Interesting link: Why use a VARCHAR when you can use TEXT?
It's about PostgreSQL and MySQL, so the performance analysis is different, but the logic for "explicitness" still holds: Why force yourself to always worry about something that's relevant a small percentage of the time? If you saved an email address to a variable, you'd use a 'string' not a 'string limited to 80 chars'.
I jsut don't understand why you'd want to let someone enter in a name of 8000+ characters.
One problem is that if you are having to work with multiple versions of SQL Server, the MAX will not always work. So if you are working with legacy DB's or any other situation that involves multiple versions, you better be very careful.
Sometimes you want the data type to enforce some sense on the data in it.
Say for example you have a column that really shouldn't be longer than, say, 20 characters. If you define that column as VARCHAR(MAX), some rogue application could insert a long string into it and you'd never know, or have any way of preventing it.
The next time your application uses that string, under the assumption that the length of the string is modest and reasonable for the domain it represents, you will experience an unpredictable and confusing result.
Bad idea when you know the field will be in a set range- 5 to 10 character for example. I think I'd only use max if I wasn't sure what the length would be. For example a telephone number would never be more than a certain number of characters.
Can you honestly say you are that uncertain about the approximate length requirements for every field in your table?
I do get your point though- there are some fields I'd certainly consider using varchar(max).
Interestingly the MSDN docs sum it up pretty well:
Use varchar when the sizes of the column data entries vary considerably. Use varchar(max) when the sizes of the column data entries vary considerably, and the size might exceed 8,000 bytes.
Think of it as just another safety level. You can design your table without foreign key relationships - perfectly valid - and ensure existence of associated entities entirely on the business layer. However, foreign keys are considered good design practice because they add another constraint level in case something messes up on the business layer. Same goes for field size limitation and not using varchar MAX.

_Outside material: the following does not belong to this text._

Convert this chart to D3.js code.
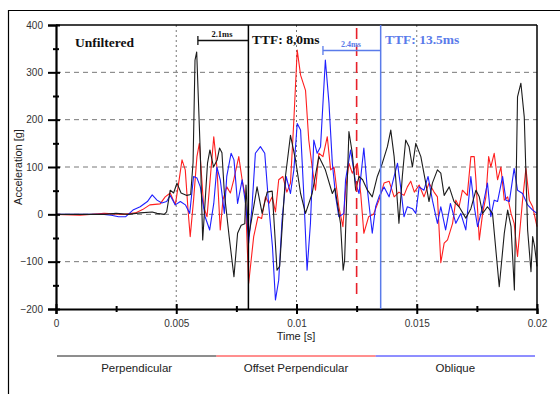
<!DOCTYPE html>
<html><head><meta charset="utf-8">
<script src="https://cdn.jsdelivr.net/npm/d3@7/dist/d3.min.js"></script>
<style>body{margin:0;background:#fff}svg{display:block}</style>
</head><body><svg id="c" width="560" height="394"></svg>
<script>
// times in ms, values in g
const perpT = [0,1,2,2.5,3,3.5,4,4.2,4.5,4.6,4.75,4.89,5.03,5.2,5.44,5.6,5.7,5.78,5.85,6.0,6.1,6.3,6.4,6.55,6.7,6.8,6.9,7.0,7.2,7.4,7.55,7.7,7.85,7.9,8.01,8.36,8.57,8.78,8.99,9.19,9.3,9.54,9.75,9.96,10.17,10.375,10.65,10.93,11.2,11.49,11.6,11.83,11.94,12.0,12.18,12.32,12.46,12.6,12.75,12.95,13.15,13.36,13.57,13.78,13.92,14.06,14.26,14.4,14.54,14.68,14.82,14.96,15.17,15.375,15.51,15.65,15.86,16.0,16.14,16.35,16.55,16.76,17.04,17.25,17.46,17.6,17.74,17.94,18.15,18.43,18.64,18.78,18.92,19.06,19.19,19.33,19.47,19.61,19.75,19.82,19.9,20.0];
const perpV = [0,0,0,2,0,3,5,2,0,5,51,45,66,45,40,42,110,326,343,129,-54,108,136,100,115,140,130,45,-47,-132,-40,-23,-20,62,-47,58,2,47,49,-118,-110,80,167,115,44,2,44,122,94,44,55,-19,-118,-97,175,129,51,80,73,51,37,80,108,143,178,122,-19,80,157,143,100,150,122,66,27,66,94,87,40,58,27,16,-8,12,51,37,2,16,2,-153,-40,9,-26,-160,248,277,206,-33,-121,-47,-68,-110];
const offT = [0,1,2,2.8,3.3,3.6,3.9,4.33,4.54,4.75,4.96,5.1,5.24,5.375,5.49,5.58,5.72,5.86,5.96,6.14,6.28,6.42,6.56,6.69,6.83,6.94,7.1,7.25,7.39,7.6,7.74,7.875,8.01,8.22,8.4,8.55,8.71,8.85,8.99,9.125,9.26,9.43,9.6,9.75,9.89,10.03,10.17,10.375,10.51,10.65,10.79,10.93,11.1,11.28,11.42,11.56,11.76,11.93,12.04,12.18,12.32,12.53,12.67,12.8,13.0,13.2,13.43,13.64,13.85,14.06,14.26,14.47,14.61,14.75,14.9,15.1,15.3,15.51,15.72,15.86,16.0,16.14,16.28,16.49,16.625,16.76,16.9,17.1,17.25,17.39,17.46,17.6,17.74,17.875,17.99,18.08,18.22,18.36,18.5,18.64,18.78,18.92,19.05,19.19,19.4,19.54,19.68,19.82,20.0];
const offV = [0,-2,2,0,3,10,20,22,37,45,20,66,115,94,9,-47,30,122,150,16,-5,80,164,100,-33,30,58,45,73,122,73,37,-146,-47,-5,-9,37,23,37,5,73,80,47,66,199,347,294,262,157,100,51,129,122,164,94,100,16,-26,51,108,87,108,44,-40,-5,0,30,66,70,37,47,40,58,70,47,62,37,66,47,37,-102,-61,-54,-19,30,16,51,40,122,122,73,-54,2,37,122,100,129,73,100,30,37,2,-19,-89,30,97,30,16,-26];
const oblT = [0,1,2,2.3,2.6,2.9,3.2,3.5,3.8,4.0,4.2,4.4,4.6,4.75,4.96,5.17,5.38,5.56,5.72,5.86,6.0,6.2,6.39,6.56,6.69,6.83,7.0,7.1,7.28,7.4,7.55,7.74,7.9,8.01,8.15,8.29,8.5,8.68,8.85,9.0,9.125,9.26,9.4,9.57,9.75,9.89,10.03,10.17,10.3,10.44,10.58,10.72,10.86,11.0,11.2,11.35,11.49,11.63,11.76,11.97,12.04,12.25,12.46,12.6,12.8,12.95,13.15,13.29,13.43,13.64,13.85,14.06,14.2,14.33,14.47,14.61,14.82,14.96,15.1,15.3,15.47,15.65,15.86,16.0,16.2,16.4,16.625,16.83,17.04,17.25,17.39,17.53,17.74,17.94,18.08,18.22,18.36,18.57,18.71,18.85,19.05,19.19,19.4,19.61,19.82,20.0];
const oblV = [0,0,0,-2,-5,-5,9,16,27,41,30,24,27,40,20,27,20,2,80,77,58,-5,-33,23,100,73,2,80,129,115,23,73,16,-61,16,129,143,129,16,-68,-181,-139,-12,80,44,94,192,178,44,-118,-19,157,129,143,326,235,108,37,-5,2,73,136,66,44,140,51,-40,16,37,58,37,80,108,58,-5,16,12,2,58,51,80,30,-19,16,-33,23,-19,2,-33,80,16,-26,16,66,-5,30,27,80,30,27,97,51,44,20,9,2];
const yTicks = [-200,-100,0,100,200,300,400];
const xTicks = [0,0.005,0.01,0.015,0.02];
const seriesNames = ["Perpendicular","Offset Perpendicular","Oblique"];
const seriesColors = ["#1c1c1c","#ff1f1f","#1f1fff"];

const svg = d3.select("#c");
const L=56, R=537, T=25, B=309;
const x = d3.scaleLinear().domain([0,0.02]).range([L,R]);
const y = d3.scaleLinear().domain([-200,400]).range([B,T]);

// outer frame (top and left edges visible)
svg.append("path").attr("d","M8.5,400 V10.5 H560").attr("fill","none").attr("stroke","#000").attr("stroke-width",1.2);

// grid
svg.append("g").selectAll("line").data(yTicks.filter(d=>d>-200&&d<400)).join("line")
  .attr("x1",L).attr("x2",R).attr("y1",d=>y(d)).attr("y2",d=>y(d))
  .attr("stroke","#555").attr("stroke-width",0.8).attr("stroke-dasharray","5,4");
svg.append("g").selectAll("line").data(xTicks.filter(d=>d>0&&d<0.02)).join("line")
  .attr("x1",d=>x(d)).attr("x2",d=>x(d)).attr("y1",T).attr("y2",B)
  .attr("stroke","#666").attr("stroke-width",0.9).attr("stroke-dasharray","2,3");

// series
const line = d3.line().x(d=>x(d[0]/1000)).y(d=>y(d[1]));
const data = [[perpT,perpV],[offT,offV],[oblT,oblV]];
const order = [1,2,0];
order.forEach(i=>{
  const pts = data[i][0].map((t,k)=>[t,data[i][1][k]]);
  svg.append("path").datum(pts).attr("d",line).attr("fill","none")
    .attr("stroke",seriesColors[i]).attr("stroke-width",1.1).attr("stroke-linejoin","round");
});

// plot box top/right
svg.append("line").attr("x1",L).attr("x2",R).attr("y1",T).attr("y2",T).attr("stroke","#000").attr("stroke-width",1.5);
svg.append("line").attr("x1",R).attr("x2",R).attr("y1",T).attr("y2",B).attr("stroke","#000").attr("stroke-width",1.5);

// axes
svg.append("g").attr("transform",`translate(${L},0)`)
  .call(d3.axisLeft(y).tickValues(yTicks).tickSize(8).tickPadding(5).tickFormat(d3.format("d")));
svg.append("g").attr("transform",`translate(${L},0)`)
  .call(d3.axisRight(y).tickValues(yTicks).tickSize(4).tickFormat(""))
  .call(g=>g.select(".domain").remove());
svg.append("g").attr("transform",`translate(${L},0)`)
  .call(d3.axisLeft(y).tickValues(d3.range(-150,400,100)).tickSize(3).tickFormat(""))
  .call(g=>g.select(".domain").remove());
svg.append("g").attr("transform",`translate(${L},0)`)
  .call(d3.axisRight(y).tickValues(d3.range(-150,400,100)).tickSize(3).tickFormat(""))
  .call(g=>g.select(".domain").remove());
svg.append("g").attr("transform",`translate(0,${B})`)
  .call(d3.axisBottom(x).tickValues(xTicks).tickSize(5).tickPadding(6).tickFormat(d=>d===0?"0":String(d)));
svg.append("g").attr("transform",`translate(0,${B})`)
  .call(d3.axisTop(x).tickValues(xTicks).tickSize(5).tickFormat(""))
  .call(g=>g.select(".domain").remove());
svg.append("g").attr("transform",`translate(0,${B})`)
  .call(d3.axisBottom(x).tickValues([0.0025,0.0075,0.0125,0.0175]).tickSize(3).tickFormat(""))
  .call(g=>g.select(".domain").remove());
svg.append("g").attr("transform",`translate(0,${B})`)
  .call(d3.axisTop(x).tickValues([0.0025,0.0075,0.0125,0.0175]).tickSize(3).tickFormat(""))
  .call(g=>g.select(".domain").remove());
svg.selectAll(".domain").attr("stroke","#000").attr("stroke-width",2.2);
svg.selectAll(".tick line").attr("stroke","#000").attr("stroke-width",2);
svg.selectAll(".tick text").attr("font-family","Liberation Sans, Arial, sans-serif").attr("font-size",10).attr("fill","#333");

// axis titles
svg.append("text").attr("transform","translate(22,167) rotate(-90)").attr("text-anchor","middle")
  .attr("font-family","Liberation Sans, Arial, sans-serif").attr("font-size",11).attr("fill","#222").text("Acceleration [g]");
svg.append("text").attr("x",296).attr("y",340).attr("text-anchor","middle")
  .attr("font-family","Liberation Sans, Arial, sans-serif").attr("font-size",11).attr("fill","#222").text("Time [s]");

// annotations
const serif = "Liberation Serif, Times New Roman, serif";
svg.append("text").attr("x",75).attr("y",47).attr("font-family",serif).attr("font-weight","bold").attr("font-size",13.5).attr("fill","#111").text("Unfiltered");
svg.append("line").attr("x1",x(0.008)).attr("x2",x(0.008)).attr("y1",T).attr("y2",B).attr("stroke","#000").attr("stroke-width",1.5);
svg.append("text").attr("x",252).attr("y",44).attr("font-family",serif).attr("font-weight","bold").attr("font-size",13.5).attr("fill","#111").text("TTF: 8,0ms");
svg.append("line").attr("x1",x(0.0059)).attr("x2",x(0.008)).attr("y1",40.5).attr("y2",40.5).attr("stroke","#111").attr("stroke-width",1.3);
svg.append("line").attr("x1",x(0.0059)).attr("x2",x(0.0059)).attr("y1",36).attr("y2",45).attr("stroke","#111").attr("stroke-width",1.3);
svg.append("text").attr("x",222).attr("y",37).attr("text-anchor","middle").attr("font-family",serif).attr("font-weight","bold").attr("font-size",8.5).attr("fill","#111").text("2.1ms");

const bl = "#5a7bea";
svg.append("line").attr("x1",x(0.0125)).attr("x2",x(0.0125)).attr("y1",28).attr("y2",300).attr("stroke","#e8202a").attr("stroke-width",1.6).attr("stroke-dasharray","11,6");
svg.append("line").attr("x1",x(0.0135)).attr("x2",x(0.0135)).attr("y1",T).attr("y2",B).attr("stroke",bl).attr("stroke-width",1.5);
svg.append("line").attr("x1",x(0.0111)).attr("x2",x(0.0135)).attr("y1",50.5).attr("y2",50.5).attr("stroke",bl).attr("stroke-width",1.3);
svg.append("line").attr("x1",x(0.0111)).attr("x2",x(0.0111)).attr("y1",46).attr("y2",55).attr("stroke",bl).attr("stroke-width",1.3);
svg.append("text").attr("x",351).attr("y",47).attr("text-anchor","middle").attr("font-family",serif).attr("font-weight","bold").attr("font-size",8).attr("fill",bl).text("2.4ms");
svg.append("text").attr("x",385).attr("y",44).attr("font-family",serif).attr("font-weight","bold").attr("font-size",13.5).attr("fill",bl).text("TTF: 13.5ms");

// legend
const lx = d3.scaleBand().domain(seriesNames).range([57,535]);
const lg = svg.append("g").selectAll("g").data(seriesNames).join("g");
lg.append("line").attr("x1",d=>lx(d)).attr("x2",d=>lx(d)+lx.bandwidth()).attr("y1",356).attr("y2",356)
  .attr("stroke",(d,i)=>seriesColors[i]).attr("stroke-width",1);
lg.append("text").attr("x",d=>lx(d)+lx.bandwidth()/2).attr("y",372).attr("text-anchor","middle")
  .attr("font-family","Liberation Sans, Arial, sans-serif").attr("font-size",11.5).attr("fill","#222").text(d=>d);
</script></body></html>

legacy system support. If you have a system that is using the data and it is expected to be a certain length then the database is a good place to enforce the length. This is not ideal but legacy systems are sometime not ideal. =P
If all of the data in a row (for all the columns) would never reasonably take 8000 or fewer characters then the design at the data layer should enforce this.
The database engine is much more efficient keeping everything out of blob storage. The smaller you can restrict a row the better. The more rows you can cram in a page the better. The database just performs better when it has to access fewer pages.
A reason NOT to use max or text fields is that you cannot perform online index rebuilds i.e. REBUILD WITH ONLINE= ON even with SQL Server Enterprise Edition.
The job of the database is to store data so that it can be used by the enterprise. Part of making that data useful is ensuring that it is meaningful. Allowing someone to enter an unlimited number of characters for their first name isn't ensuring meaningful data.
Building these constraints into the business layer is a good idea, but that doesn't ensure that the database will remain intact. The only way to guarantee that the data rules are not violated is to enforce them at the lowest level possible in the database.